Mayor of Wilmington, North Carolina
- In office 1924–1925
- Preceded by: James H. Cowan
- Succeeded by: Walter H. Blair

Personal details
- Born: Katherine Elizabeth Mayo January 10, 1883
- Died: December 5, 1975 (aged 92)
- Resting place: Oakdale Cemetery, Wilmington, North Carolina, U.S.

= Katherine Mayo Cowan =

American politician

Katherine Mayo Cowan (January 10, 1883 – December 5, 1975) was the first woman mayor in North Carolina, and as of 2021, the only woman to serve as mayor of Wilmington, North Carolina.

== Early life ==
Katherine Elizabeth Mayo was born on January 10, 1883, the daughter of William E. Mayo and Mary Agnes Mayo.

== Career ==
In 1921, Cowan's husband James was elected mayor. When he died in office, she was appointed to fill his term. She was a member of the local chapter of the League of Women Voters and was the local representative to the 1925 national convention.

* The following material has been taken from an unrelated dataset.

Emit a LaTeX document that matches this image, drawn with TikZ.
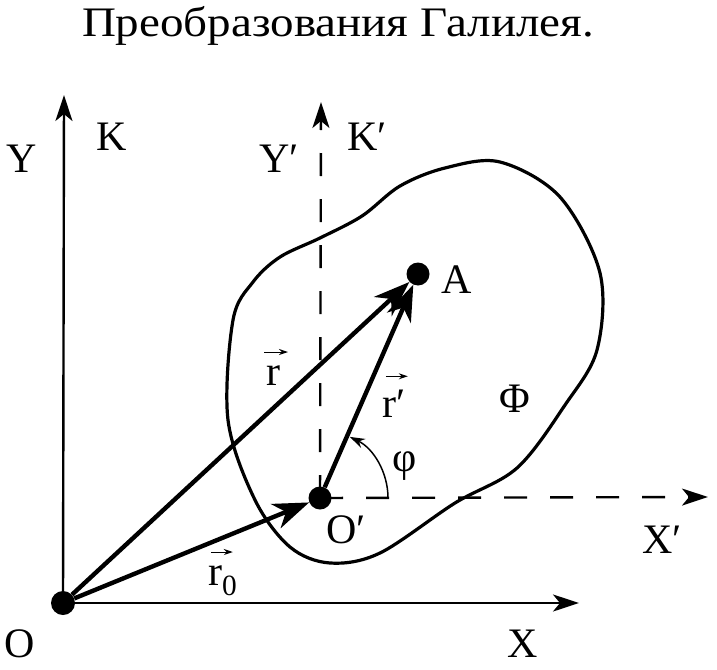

Cowan ran to be mayor for a second term, although spent no money on her campaign, and did not actively campaign for office. Cowan lost the election. According to an account in 1929, "Mrs. Cowan served during the closing months of 1924 and until June 1925 when she yielded the reins of office….to Mr. Walter H. Blair, elected in May 1925."

By 1930, Cowan lived in Charlotte, and was a saleslady at a dry goods store.

In the 1930s, Cowan was active in Democratic politics in Washington, DC. By the late 1930s, Cowan was a supervisor with the Works Progress Administration.

== Personal life ==
Katherine Cowan married James Hill Cowan in 1904. They eloped after a brief engagement. At the time, the newspaper reported "The bride is a young woman of striking personality and charming manner."

By 1920, the Cowans lived on 214 Nun Street, James was the secretary of the Chamber of Commerce. He and Katherine had five children, aged 14 years old to five months old.

She died on December 5, 1975, at the age of 92, and is buried in Oakdale Cemetery in Wilmington.